Records for the task:
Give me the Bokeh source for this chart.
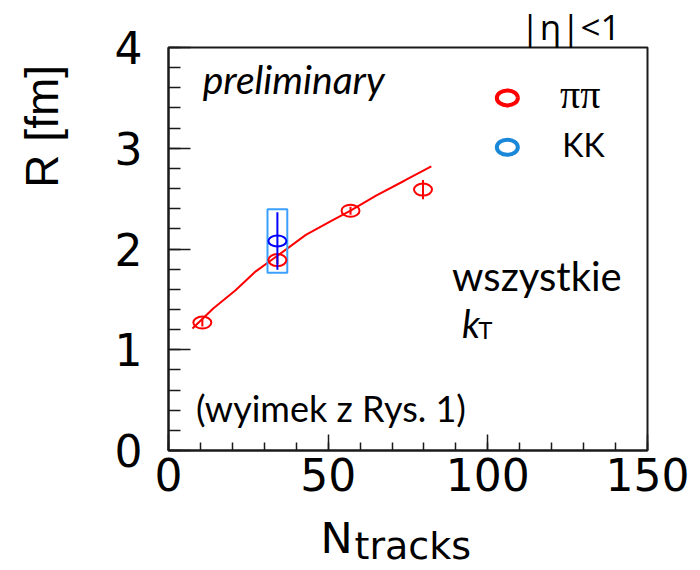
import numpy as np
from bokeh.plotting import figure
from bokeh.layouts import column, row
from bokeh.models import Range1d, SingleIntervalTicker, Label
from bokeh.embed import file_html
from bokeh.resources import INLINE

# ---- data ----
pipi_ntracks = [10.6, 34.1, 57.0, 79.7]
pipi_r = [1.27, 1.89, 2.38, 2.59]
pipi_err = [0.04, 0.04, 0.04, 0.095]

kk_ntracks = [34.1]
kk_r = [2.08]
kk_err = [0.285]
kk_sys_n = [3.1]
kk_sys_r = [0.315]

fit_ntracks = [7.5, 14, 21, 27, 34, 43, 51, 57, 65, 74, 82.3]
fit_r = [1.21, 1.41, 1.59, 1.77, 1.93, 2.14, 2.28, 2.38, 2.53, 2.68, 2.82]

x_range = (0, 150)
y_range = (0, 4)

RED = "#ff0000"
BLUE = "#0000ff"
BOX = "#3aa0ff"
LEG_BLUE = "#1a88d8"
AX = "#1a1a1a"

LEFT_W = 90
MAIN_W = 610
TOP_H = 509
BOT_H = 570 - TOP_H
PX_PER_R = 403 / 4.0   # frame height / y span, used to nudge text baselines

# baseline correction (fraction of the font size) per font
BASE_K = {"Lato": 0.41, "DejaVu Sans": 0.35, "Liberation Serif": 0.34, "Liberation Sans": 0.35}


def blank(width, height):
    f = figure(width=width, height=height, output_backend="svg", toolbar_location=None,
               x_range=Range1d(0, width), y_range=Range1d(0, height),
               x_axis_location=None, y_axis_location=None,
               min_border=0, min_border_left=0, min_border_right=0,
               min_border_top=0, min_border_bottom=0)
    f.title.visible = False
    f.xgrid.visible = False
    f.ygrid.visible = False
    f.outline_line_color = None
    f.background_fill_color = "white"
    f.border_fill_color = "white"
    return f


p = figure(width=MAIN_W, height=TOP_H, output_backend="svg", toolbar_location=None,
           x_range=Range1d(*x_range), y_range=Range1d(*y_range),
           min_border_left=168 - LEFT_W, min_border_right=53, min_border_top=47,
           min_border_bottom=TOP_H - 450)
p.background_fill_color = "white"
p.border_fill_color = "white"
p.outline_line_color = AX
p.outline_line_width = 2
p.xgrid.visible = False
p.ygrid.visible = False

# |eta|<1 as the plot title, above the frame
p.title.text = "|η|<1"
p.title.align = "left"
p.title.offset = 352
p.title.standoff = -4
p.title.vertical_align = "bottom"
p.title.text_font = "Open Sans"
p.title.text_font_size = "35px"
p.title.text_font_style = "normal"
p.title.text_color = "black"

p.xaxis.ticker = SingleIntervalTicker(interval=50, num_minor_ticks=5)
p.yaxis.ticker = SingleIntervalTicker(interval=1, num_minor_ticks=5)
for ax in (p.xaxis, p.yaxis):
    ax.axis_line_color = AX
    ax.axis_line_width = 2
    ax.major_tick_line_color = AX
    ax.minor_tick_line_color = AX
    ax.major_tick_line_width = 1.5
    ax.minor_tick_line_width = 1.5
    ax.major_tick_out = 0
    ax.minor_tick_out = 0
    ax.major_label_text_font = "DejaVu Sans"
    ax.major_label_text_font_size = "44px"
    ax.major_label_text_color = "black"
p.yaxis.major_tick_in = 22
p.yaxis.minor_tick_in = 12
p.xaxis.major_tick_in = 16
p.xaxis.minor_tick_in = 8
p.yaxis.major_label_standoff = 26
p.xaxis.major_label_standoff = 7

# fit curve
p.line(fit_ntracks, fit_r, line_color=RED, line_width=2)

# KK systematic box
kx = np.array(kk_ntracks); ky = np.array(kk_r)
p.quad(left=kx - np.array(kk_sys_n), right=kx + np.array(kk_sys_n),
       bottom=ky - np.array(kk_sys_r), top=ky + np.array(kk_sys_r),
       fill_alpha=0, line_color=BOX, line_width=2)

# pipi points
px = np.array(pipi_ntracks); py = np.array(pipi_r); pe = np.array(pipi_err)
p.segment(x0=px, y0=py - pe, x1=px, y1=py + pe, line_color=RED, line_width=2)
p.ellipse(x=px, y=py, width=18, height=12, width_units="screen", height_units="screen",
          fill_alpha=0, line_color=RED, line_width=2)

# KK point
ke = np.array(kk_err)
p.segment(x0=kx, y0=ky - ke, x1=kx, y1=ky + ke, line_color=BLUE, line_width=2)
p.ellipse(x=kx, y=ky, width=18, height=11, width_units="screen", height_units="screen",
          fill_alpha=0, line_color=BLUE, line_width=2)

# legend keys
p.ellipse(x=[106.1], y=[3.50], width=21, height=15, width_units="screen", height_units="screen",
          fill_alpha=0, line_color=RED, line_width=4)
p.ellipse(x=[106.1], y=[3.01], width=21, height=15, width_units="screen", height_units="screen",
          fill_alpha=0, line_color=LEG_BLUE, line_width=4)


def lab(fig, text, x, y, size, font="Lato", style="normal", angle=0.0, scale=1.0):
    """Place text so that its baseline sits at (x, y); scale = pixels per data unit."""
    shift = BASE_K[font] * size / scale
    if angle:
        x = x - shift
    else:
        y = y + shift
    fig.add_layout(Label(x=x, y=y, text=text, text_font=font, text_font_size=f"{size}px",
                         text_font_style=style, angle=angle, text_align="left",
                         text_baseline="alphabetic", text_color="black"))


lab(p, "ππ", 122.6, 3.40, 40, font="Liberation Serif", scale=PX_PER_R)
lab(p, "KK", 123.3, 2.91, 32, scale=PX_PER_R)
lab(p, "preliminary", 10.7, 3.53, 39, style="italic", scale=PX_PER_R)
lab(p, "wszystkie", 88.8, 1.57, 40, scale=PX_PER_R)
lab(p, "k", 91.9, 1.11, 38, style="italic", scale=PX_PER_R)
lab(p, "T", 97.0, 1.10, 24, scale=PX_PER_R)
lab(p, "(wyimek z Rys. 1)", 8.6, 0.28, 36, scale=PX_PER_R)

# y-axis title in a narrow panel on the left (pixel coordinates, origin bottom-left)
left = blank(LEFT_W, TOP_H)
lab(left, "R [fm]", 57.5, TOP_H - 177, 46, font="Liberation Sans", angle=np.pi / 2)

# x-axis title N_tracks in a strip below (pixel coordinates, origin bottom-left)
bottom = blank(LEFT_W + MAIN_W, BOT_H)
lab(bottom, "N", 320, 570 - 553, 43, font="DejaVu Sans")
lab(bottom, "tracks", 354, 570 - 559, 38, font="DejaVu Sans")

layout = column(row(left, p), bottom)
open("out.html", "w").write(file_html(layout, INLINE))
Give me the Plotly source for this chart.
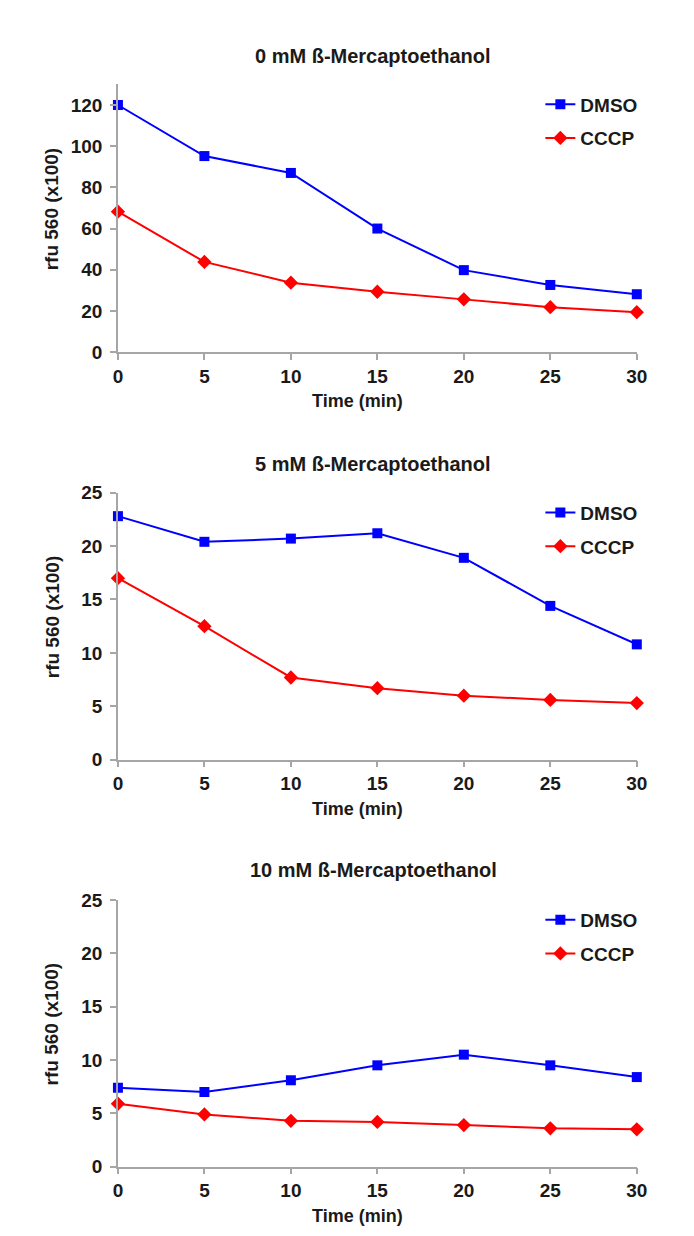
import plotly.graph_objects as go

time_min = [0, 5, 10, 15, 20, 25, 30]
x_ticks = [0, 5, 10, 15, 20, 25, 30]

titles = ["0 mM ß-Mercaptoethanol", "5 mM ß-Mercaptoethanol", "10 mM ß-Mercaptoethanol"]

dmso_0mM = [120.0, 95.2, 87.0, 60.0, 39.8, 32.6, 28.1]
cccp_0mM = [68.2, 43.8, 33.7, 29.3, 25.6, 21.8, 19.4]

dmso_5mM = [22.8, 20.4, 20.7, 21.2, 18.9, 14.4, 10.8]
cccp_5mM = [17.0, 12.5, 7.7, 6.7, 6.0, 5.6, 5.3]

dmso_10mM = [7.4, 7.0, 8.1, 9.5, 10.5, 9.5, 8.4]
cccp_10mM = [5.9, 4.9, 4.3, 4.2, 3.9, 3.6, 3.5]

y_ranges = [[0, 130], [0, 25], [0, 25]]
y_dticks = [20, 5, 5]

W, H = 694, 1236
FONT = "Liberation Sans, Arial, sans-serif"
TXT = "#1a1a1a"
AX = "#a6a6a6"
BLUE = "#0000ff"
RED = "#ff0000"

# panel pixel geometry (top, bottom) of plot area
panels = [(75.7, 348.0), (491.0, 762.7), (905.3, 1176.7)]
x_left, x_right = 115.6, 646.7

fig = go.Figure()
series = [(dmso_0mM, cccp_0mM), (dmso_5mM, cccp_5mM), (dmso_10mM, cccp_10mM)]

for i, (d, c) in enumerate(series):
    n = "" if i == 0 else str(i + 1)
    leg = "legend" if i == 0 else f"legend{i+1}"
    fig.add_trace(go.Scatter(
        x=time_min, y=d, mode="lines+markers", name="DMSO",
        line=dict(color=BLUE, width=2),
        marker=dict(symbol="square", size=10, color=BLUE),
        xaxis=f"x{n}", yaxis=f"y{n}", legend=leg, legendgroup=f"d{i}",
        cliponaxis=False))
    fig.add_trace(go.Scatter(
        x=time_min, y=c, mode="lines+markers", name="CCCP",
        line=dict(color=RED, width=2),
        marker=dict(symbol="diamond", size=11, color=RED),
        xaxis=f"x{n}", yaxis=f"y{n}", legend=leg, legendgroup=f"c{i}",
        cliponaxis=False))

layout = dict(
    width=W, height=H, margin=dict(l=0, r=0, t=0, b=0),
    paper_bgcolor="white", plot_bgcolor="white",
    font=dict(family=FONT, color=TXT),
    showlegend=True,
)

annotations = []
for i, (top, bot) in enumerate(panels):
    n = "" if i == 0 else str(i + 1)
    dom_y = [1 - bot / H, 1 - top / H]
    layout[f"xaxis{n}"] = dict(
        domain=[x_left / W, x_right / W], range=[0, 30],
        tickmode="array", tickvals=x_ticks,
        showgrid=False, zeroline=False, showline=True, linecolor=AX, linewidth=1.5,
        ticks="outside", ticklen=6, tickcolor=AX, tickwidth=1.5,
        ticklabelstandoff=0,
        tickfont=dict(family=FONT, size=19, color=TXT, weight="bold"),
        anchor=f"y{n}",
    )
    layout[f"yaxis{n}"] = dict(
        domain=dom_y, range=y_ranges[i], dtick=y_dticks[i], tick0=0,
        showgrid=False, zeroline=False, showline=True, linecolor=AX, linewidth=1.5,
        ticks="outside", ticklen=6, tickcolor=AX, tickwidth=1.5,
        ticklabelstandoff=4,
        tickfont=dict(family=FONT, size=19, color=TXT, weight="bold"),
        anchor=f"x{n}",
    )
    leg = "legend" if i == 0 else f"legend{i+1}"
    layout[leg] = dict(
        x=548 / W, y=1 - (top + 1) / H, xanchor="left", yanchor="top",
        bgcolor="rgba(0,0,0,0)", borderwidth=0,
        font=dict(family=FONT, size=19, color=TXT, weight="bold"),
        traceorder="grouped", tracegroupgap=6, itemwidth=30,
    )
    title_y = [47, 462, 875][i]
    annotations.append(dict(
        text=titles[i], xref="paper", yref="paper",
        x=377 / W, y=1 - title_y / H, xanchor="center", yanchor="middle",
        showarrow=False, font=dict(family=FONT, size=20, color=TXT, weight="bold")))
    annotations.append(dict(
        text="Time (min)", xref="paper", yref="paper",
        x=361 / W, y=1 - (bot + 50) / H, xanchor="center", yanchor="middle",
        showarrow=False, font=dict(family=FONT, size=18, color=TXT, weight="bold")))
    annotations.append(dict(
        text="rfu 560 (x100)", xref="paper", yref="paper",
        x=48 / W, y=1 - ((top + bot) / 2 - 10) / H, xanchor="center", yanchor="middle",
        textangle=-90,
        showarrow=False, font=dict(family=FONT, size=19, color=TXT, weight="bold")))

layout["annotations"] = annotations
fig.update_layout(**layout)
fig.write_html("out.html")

Given problem:
Only the lines from the start of the records to the one containing "from bokeh.resources import INLINE" should be repeated, exactly and with both ends kept; drop any pictures.

Answer to this exercise:
Give me the Bokeh source for this chart.
import numpy as np
from bokeh.plotting import figure
from bokeh.layouts import column, row
from bokeh.models import Range1d, SingleIntervalTicker, Label
from bokeh.embed import file_html
from bokeh.resources import INLINE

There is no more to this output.